Given task:
Transcribe every line from the top down to the line with "const r1Value = [0.8904];", both ends included, but not the pictures.

Collected data:

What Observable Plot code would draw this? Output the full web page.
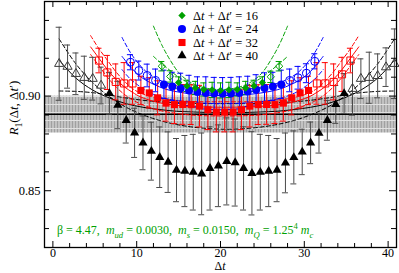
<!DOCTYPE html>
<html><head><meta charset="utf-8">
<script src="https://cdn.jsdelivr.net/npm/d3@7"></script>
<script src="https://cdn.jsdelivr.net/npm/@observablehq/plot@0.6"></script>
<style>
body{margin:0;background:#fff}
#chart svg{display:block}
#chart svg text{font-family:"Liberation Serif","Times New Roman",serif;}
</style>
</head><body>
<svg width="0" height="0" style="position:absolute"><defs>
<pattern id="r1hatch" width="3" height="8" patternUnits="userSpaceOnUse">
<rect width="3" height="8" fill="#c2c2c2"/><rect width="1" height="8" fill="#a0a0a0"/><rect width="3" height="1" fill="#e0e0e0"/>
</pattern></defs></svg>
<div id="chart"></div>
<script>
// ---------------- data ----------------
const sums = [16, 24, 32, 40];                 // Δt + Δt'
const xTickMajor = [0, 10, 20, 30, 40];
const xTickMinor = [2, 4, 6, 8, 12, 14, 16, 18, 22, 24, 26, 28, 32, 34, 36, 38];
const yTickMajor = [0.85, 0.90];
const yTickMinor = [0.83, 0.84, 0.86, 0.87, 0.88, 0.89, 0.91, 0.92, 0.93, 0.94];
const r1Band = [0.8805, 0.9000];
const r1Value = [0.8904];

// Δt+Δt' = 40 (Δt = 0..40), fit range 6..34
const blkVal = [0.9171, 0.9156, 0.9118, 0.9097, 0.9092, 0.9056,
  0.9014, 0.8953, 0.8872, 0.8806, 0.8753, 0.8709, 0.8677, 0.8651, 0.8609, 0.8604, 0.8598, 0.8589, 0.8618, 0.8632,
  0.8655, 0.8649, 0.8618, 0.8592, 0.8598, 0.8604, 0.8609, 0.8647, 0.8676, 0.8705, 0.8753, 0.8804, 0.8872, 0.8956, 0.9014,
  0.9039, 0.9092, 0.9097, 0.9107, 0.9153, 0.9171];
const blkErr = [0.0193, 0.0114, 0.011, 0.0114, 0.0113, 0.0097,
  0.011, 0.0125, 0.012, 0.013, 0.0142, 0.0153, 0.016, 0.016, 0.0167, 0.0188, 0.02, 0.0216, 0.022, 0.0216,
  0.023, 0.023, 0.022, 0.022, 0.02, 0.0188, 0.0167, 0.0158, 0.014, 0.012, 0.011, 0.0105, 0.0105, 0.01, 0.0105,
  0.014, 0.0105, 0.0135, 0.0116, 0.0102, 0.0184];
const blkFirst = 0, blkFit = [6, 34];

// Δt+Δt' = 32 (Δt = 1..31), fit range 6..26
const redVal = [0.9188, 0.9125, 0.9075, 0.9067, 0.9067,
  0.903, 0.9017, 0.8991, 0.8963, 0.8955, 0.8956, 0.8955, 0.8947, 0.8928, 0.8916, 0.8916, 0.8916, 0.8928, 0.8947,
  0.8955, 0.8956, 0.8955, 0.8963, 0.8991, 0.9017, 0.903,
  0.9067, 0.9067, 0.9075, 0.9115, 0.9188];
const redErr = [0.0065, 0.009, 0.0095, 0.011, 0.011,
  0.0075, 0.008, 0.009, 0.0095, 0.01, 0.0105, 0.0105, 0.011, 0.0105, 0.0105, 0.0105, 0.0105, 0.0105, 0.011,
  0.0105, 0.0105, 0.01, 0.0095, 0.009, 0.008, 0.0075,
  0.011, 0.011, 0.0095, 0.009, 0.0065];
const redFirst = 1, redFit = [6, 26];

// Δt+Δt' = 24 (Δt = 1..23), fit range 5..19
const bluVal = [0.9179, 0.9135, 0.9109, 0.9083,
  0.9062, 0.9051, 0.9041, 0.903, 0.9022, 0.9017, 0.9014, 0.9013, 0.9014, 0.9017, 0.9025, 0.9033, 0.9043, 0.9051, 0.9062,
  0.9083, 0.9097, 0.9121, 0.9184];
const bluErr = [0.004, 0.005, 0.006, 0.006,
  0.0075, 0.0075, 0.008, 0.008, 0.008, 0.0085, 0.0085, 0.0085, 0.0085, 0.0085, 0.008, 0.008, 0.008, 0.0075, 0.0075,
  0.006, 0.006, 0.005, 0.004];
const bluFirst = 1, bluFit = [5, 19];

// Δt+Δt' = 16 (Δt = 1..15), fit range 3..13
const grnVal = [0.9158, 0.9104,
  0.9072, 0.9054, 0.9043, 0.9035, 0.9033, 0.903, 0.9033, 0.9035, 0.9043, 0.9054, 0.9072,
  0.9102, 0.9158];
const grnErr = [0.0025, 0.003, 0.003, 0.003, 0.0035, 0.0035, 0.004, 0.004, 0.004, 0.0035, 0.0035, 0.003, 0.003, 0.003, 0.0025];
const grnFirst = 1, grnFit = [3, 13];

// fit curves: offset from the symmetric point, and values (hi / mid / lo)
const blkCurveU = [-20, -18, -16, -14, -12, -10, -8, -6, -4, -2, 0, 2, 4, 6, 8, 10, 12, 14, 16, 18, 20];
const blkCurveMid = [0.919, 0.9095, 0.9032, 0.899, 0.896, 0.8941, 0.8929, 0.892, 0.8916, 0.8913, 0.8912, 0.8913, 0.8916, 0.892, 0.8929, 0.8941, 0.896, 0.899, 0.9032, 0.9095, 0.919];
const blkCurveLo = [0.9302, 0.917, 0.9071, 0.8997, 0.8941, 0.8901, 0.8871, 0.885, 0.8836, 0.8828, 0.8825, 0.8828, 0.8836, 0.885, 0.8871, 0.8901, 0.8941, 0.8997, 0.9071, 0.917, 0.9302];
const blkCurveHi = [0.9027, 0.9025, 0.9018, 0.9005, 0.899, 0.8978, 0.897, 0.8965, 0.8962, 0.896, 0.896, 0.896, 0.8962, 0.8965, 0.897, 0.8978, 0.899, 0.9005, 0.9018, 0.9025, 0.9027];

const redCurveU = [-16, -15, -14, -13, -12, -11, -10, -8, -6, -4, -2, 0, 2, 4, 6, 8, 10, 11, 12, 13, 14, 15, 16];
const redCurveHi = [0.932, 0.925, 0.919, 0.913, 0.908, 0.904, 0.9015, 0.899, 0.8978, 0.8972, 0.897, 0.897, 0.897, 0.8972, 0.8978, 0.899, 0.9015, 0.904, 0.908, 0.913, 0.919, 0.925, 0.932];
const redCurveMid = [0.926, 0.92, 0.914, 0.909, 0.905, 0.902, 0.8995, 0.8967, 0.8952, 0.8945, 0.8942, 0.8941, 0.8942, 0.8945, 0.8952, 0.8967, 0.8995, 0.902, 0.905, 0.909, 0.914, 0.92, 0.926];
const redCurveLo = [0.922, 0.916, 0.91, 0.905, 0.901, 0.898, 0.8958, 0.8927, 0.891, 0.89, 0.8896, 0.8895, 0.8896, 0.89, 0.891, 0.8927, 0.8958, 0.898, 0.901, 0.905, 0.91, 0.916, 0.922];

const bluCurveU = [-12, -11, -10, -9, -8, -7, -6, -4, -2, 0, 2, 4, 6, 7, 8, 9, 10, 11, 12];
const bluCurveHi = [0.931, 0.923, 0.917, 0.9125, 0.9095, 0.9075, 0.906, 0.9043, 0.9035, 0.9033, 0.9035, 0.9043, 0.906, 0.9075, 0.9095, 0.9125, 0.917, 0.923, 0.931];
const bluCurveMid = [0.921, 0.9155, 0.911, 0.908, 0.9058, 0.904, 0.9028, 0.9013, 0.9005, 0.9003, 0.9005, 0.9013, 0.9028, 0.904, 0.9058, 0.908, 0.911, 0.9155, 0.921];
const bluCurveLo = [0.914, 0.909, 0.9055, 0.9025, 0.9005, 0.899, 0.898, 0.8968, 0.8962, 0.896, 0.8962, 0.8968, 0.898, 0.899, 0.9005, 0.9025, 0.9055, 0.909, 0.914];

const grnCurveU = [-8, -7, -6, -5, -4, -3, -2, -1, 0, 1, 2, 3, 4, 5, 6, 7, 8];
const grnCurveHi = [0.937, 0.927, 0.919, 0.9125, 0.9085, 0.906, 0.9045, 0.9037, 0.9035, 0.9037, 0.9045, 0.906, 0.9085, 0.9125, 0.919, 0.927, 0.937];
const grnCurveLo = [0.921, 0.917, 0.9135, 0.91, 0.9074, 0.9052, 0.9036, 0.9027, 0.9024, 0.9027, 0.9036, 0.9052, 0.9074, 0.91, 0.9135, 0.917, 0.921];

// ---------------- layout / style ----------------
const W = 399, H = 273, mL = 44, mR = 3, mT = 1, mB = 26;
const xDom = [-1, 41], yDom = [0.82, 0.95];
const pxX = (W - mL - mR) / (xDom[1] - xDom[0]);
const pxY = (H - mT - mB) / (yDom[1] - yDom[0]);
const GREEN = "#00a000", BLUE = "#0000ff", RED = "#ff0000", BLACK = "#000000";
const FONT = "Liberation Serif, Times New Roman, serif";

const series = [
  {T: 40, val: blkVal, err: blkErr, first: blkFirst, fit: blkFit, shift: 0.75, color: BLACK, bar: "#4a4a4a", symbol: "triangle", r: 3.4,
   curves: [[blkCurveU, blkCurveHi, true], [blkCurveU, blkCurveMid, false], [blkCurveU, blkCurveLo, true]]},
  {T: 32, val: redVal, err: redErr, first: redFirst, fit: redFit, shift: 0.5, color: RED, bar: RED, symbol: "square", r: 4,
   curves: [[redCurveU, redCurveHi, true], [redCurveU, redCurveMid, false], [redCurveU, redCurveLo, true]]},
  {T: 24, val: bluVal, err: bluErr, first: bluFirst, fit: bluFit, shift: 0.25, color: BLUE, bar: BLUE, symbol: "circle", r: 4,
   curves: [[bluCurveU, bluCurveHi, true], [bluCurveU, bluCurveMid, false], [bluCurveU, bluCurveLo, true]]},
  {T: 16, val: grnVal, err: grnErr, first: grnFirst, fit: grnFit, shift: 0, color: GREEN, bar: GREEN, symbol: "diamond2", r: 3.3,
   curves: [[grnCurveU, grnCurveHi, true], [grnCurveU, grnCurveLo, true]]}
];

for (const s of series) {
  const off = (40 - s.T) / 2 + s.shift;
  s.pts = s.val.map((v, i) => {
    const dt = s.first + i;
    return {x: dt + off, v, e: s.err[i], inFit: dt >= s.fit[0] && dt <= s.fit[1]};
  });
  s.lines = s.curves.map(([u, vals, dashed]) => ({dashed, pts: u.map((uu, i) => ({x: uu + 20 + s.shift, v: vals[i]}))}));
}

const capHalf = 3 / pxX;
const marks = [];
marks.push(Plot.rect([r1Band], {x1: xDom[0], x2: xDom[1], y1: d => d[0], y2: d => d[1], fill: "url(#r1hatch)"}));
marks.push(Plot.ruleY(r1Value, {y: d => d, stroke: "black", strokeWidth: 1.6}));
for (const s of series) {
  for (const ln of s.lines) {
    marks.push(Plot.line(ln.pts, {x: "x", y: "v", stroke: s.color, strokeWidth: 1,
      strokeDasharray: ln.dashed ? "4,2.5" : null, curve: "catmull-rom", clip: true}));
  }
}
for (const s of series) {
  marks.push(Plot.ruleX(s.pts, {x: "x", y1: d => d.v - d.e, y2: d => d.v + d.e, stroke: s.bar, strokeWidth: 1}));
  marks.push(Plot.ruleY(s.pts, {y: d => d.v + d.e, x1: d => d.x - capHalf, x2: d => d.x + capHalf, stroke: s.bar, strokeWidth: 1}));
  marks.push(Plot.ruleY(s.pts, {y: d => d.v - d.e, x1: d => d.x - capHalf, x2: d => d.x + capHalf, stroke: s.bar, strokeWidth: 1}));
}
for (const s of series) {
  marks.push(Plot.dot(s.pts.filter(d => !d.inFit), {x: "x", y: "v", symbol: s.symbol, r: s.r, fill: "none",
    stroke: s.color === BLACK ? "#3a3a3a" : s.color, strokeWidth: 1}));
  marks.push(Plot.dot(s.pts.filter(d => d.inFit), {x: "x", y: "v", symbol: s.symbol, r: s.r, fill: s.color, stroke: "none"}));
}
// frame + inward ticks
const tyMaj = 6 / pxY, tyMin = 4 / pxY, txMaj = 7 / pxX, txMin = 5 / pxX;
const xt = [...xTickMajor.map(t => ({t, L: tyMaj})), ...xTickMinor.map(t => ({t, L: tyMin}))];
const yt = [...yTickMajor.map(t => ({t, L: txMaj})), ...yTickMinor.map(t => ({t, L: txMin}))];
marks.push(Plot.ruleX(xt, {x: "t", y1: yDom[0], y2: d => yDom[0] + d.L, stroke: "black"}));
marks.push(Plot.ruleX(xt, {x: "t", y1: yDom[1], y2: d => yDom[1] - d.L, stroke: "black"}));
marks.push(Plot.ruleY(yt, {y: "t", x1: xDom[0], x2: d => xDom[0] + d.L, stroke: "black"}));
marks.push(Plot.ruleY(yt, {y: "t", x1: xDom[1], x2: d => xDom[1] - d.L, stroke: "black"}));
marks.push(Plot.frame({stroke: "black", strokeWidth: 1.3}));
marks.push(Plot.axisX(xTickMajor, {tickSize: 0, tickPadding: 1, label: null, fontSize: 12}));
marks.push(Plot.axisY(yTickMajor, {tickSize: 0, tickPadding: 4, label: null, tickFormat: d3.format(".2f"), fontSize: 12.5}));
// legend markers
const legendRows = [15, 28.5, 42, 55];
const legSeries = [series[3], series[2], series[1], series[0]];
legSeries.forEach((s, i) => {
  marks.push(Plot.dot([0], {frameAnchor: "top-left", dx: 181.5 - mL, dy: legendRows[i] - mT, symbol: s.symbol, r: s.r, fill: s.color}));
});

const plot = Plot.plot({
  width: W, height: H, marginLeft: mL, marginRight: mR, marginTop: mT, marginBottom: mB,
  x: {domain: xDom}, y: {domain: yDom},
  style: {fontFamily: FONT, fontSize: "12.5px", background: "white", color: "black"},
  marks
});
document.getElementById("chart").appendChild(plot);

// rich text helper
const svg = d3.select(plot);
function richText(x, y, parts, {anchor = "start", size = 13, fill = "#000", rotate = 0} = {}) {
  const t = svg.append("text").attr("transform", `translate(${x},${y}) rotate(${rotate})`)
    .attr("text-anchor", anchor).attr("font-size", size).attr("fill", fill)
    .attr("font-family", FONT).style("white-space", "pre");
  let shift = 0;
  for (const p of parts) {
    const [s, k = ""] = Array.isArray(p) ? p : [p];
    const sp = t.append("tspan").text(s);
    if (k.includes("i")) sp.attr("font-style", "italic");
    let target = 0;
    if (k.includes("b")) target = size * 0.3;
    if (k.includes("p")) target = -size * 0.42;
    if (target !== shift) { sp.attr("dy", target - shift); shift = target; }
    if (k.includes("b") || k.includes("p")) sp.attr("font-size", size * 0.72);
  }
  return t;
}
legSeries.forEach((s, i) => {
  richText(193, legendRows[i] + 4.5, ["Δ", ["t", "i"], " + Δ", ["t", "i"], "′ = " + s.T], {size: 12.5});
});
richText(57, 234, ["β = 4.47,  ", ["m", "i"], ["ud", "ib"], " = 0.0030,  ", ["m", "i"], ["s", "ib"], " = 0.0150,  ",
  ["m", "i"], ["Q", "ib"], " = 1.25", ["4", "p"], " ", ["m", "i"], ["c", "ib"]], {fill: GREEN, size: 12});
richText(220, 270, ["Δ", ["t", "i"]], {anchor: "middle", size: 12});
richText(18, 108, [["R", "i"], ["1", "b"], "(Δ", ["t", "i"], ", Δ", ["t", "i"], "′)"], {anchor: "middle", rotate: -90});
</script>
</body></html>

Answer to the problem:
What Observable Plot code would draw this? Output the full web page.
<!DOCTYPE html>
<html><head><meta charset="utf-8">
<script src="https://cdn.jsdelivr.net/npm/d3@7"></script>
<script src="https://cdn.jsdelivr.net/npm/@observablehq/plot@0.6"></script>
<style>
body{margin:0;background:#fff}
#chart svg{display:block}
#chart svg text{font-family:"Liberation Serif","Times New Roman",serif;}
</style>
</head><body>
<svg width="0" height="0" style="position:absolute"><defs>
<pattern id="r1hatch" width="3" height="8" patternUnits="userSpaceOnUse">
<rect width="3" height="8" fill="#c2c2c2"/><rect width="1" height="8" fill="#a0a0a0"/><rect width="3" height="1" fill="#e0e0e0"/>
</pattern></defs></svg>
<div id="chart"></div>
<script>
// ---------------- data ----------------
const sums = [16, 24, 32, 40];                 // Δt + Δt'
const xTickMajor = [0, 10, 20, 30, 40];
const xTickMinor = [2, 4, 6, 8, 12, 14, 16, 18, 22, 24, 26, 28, 32, 34, 36, 38];
const yTickMajor = [0.85, 0.90];
const yTickMinor = [0.83, 0.84, 0.86, 0.87, 0.88, 0.89, 0.91, 0.92, 0.93, 0.94];
const r1Band = [0.8805, 0.9000];
const r1Value = [0.8904];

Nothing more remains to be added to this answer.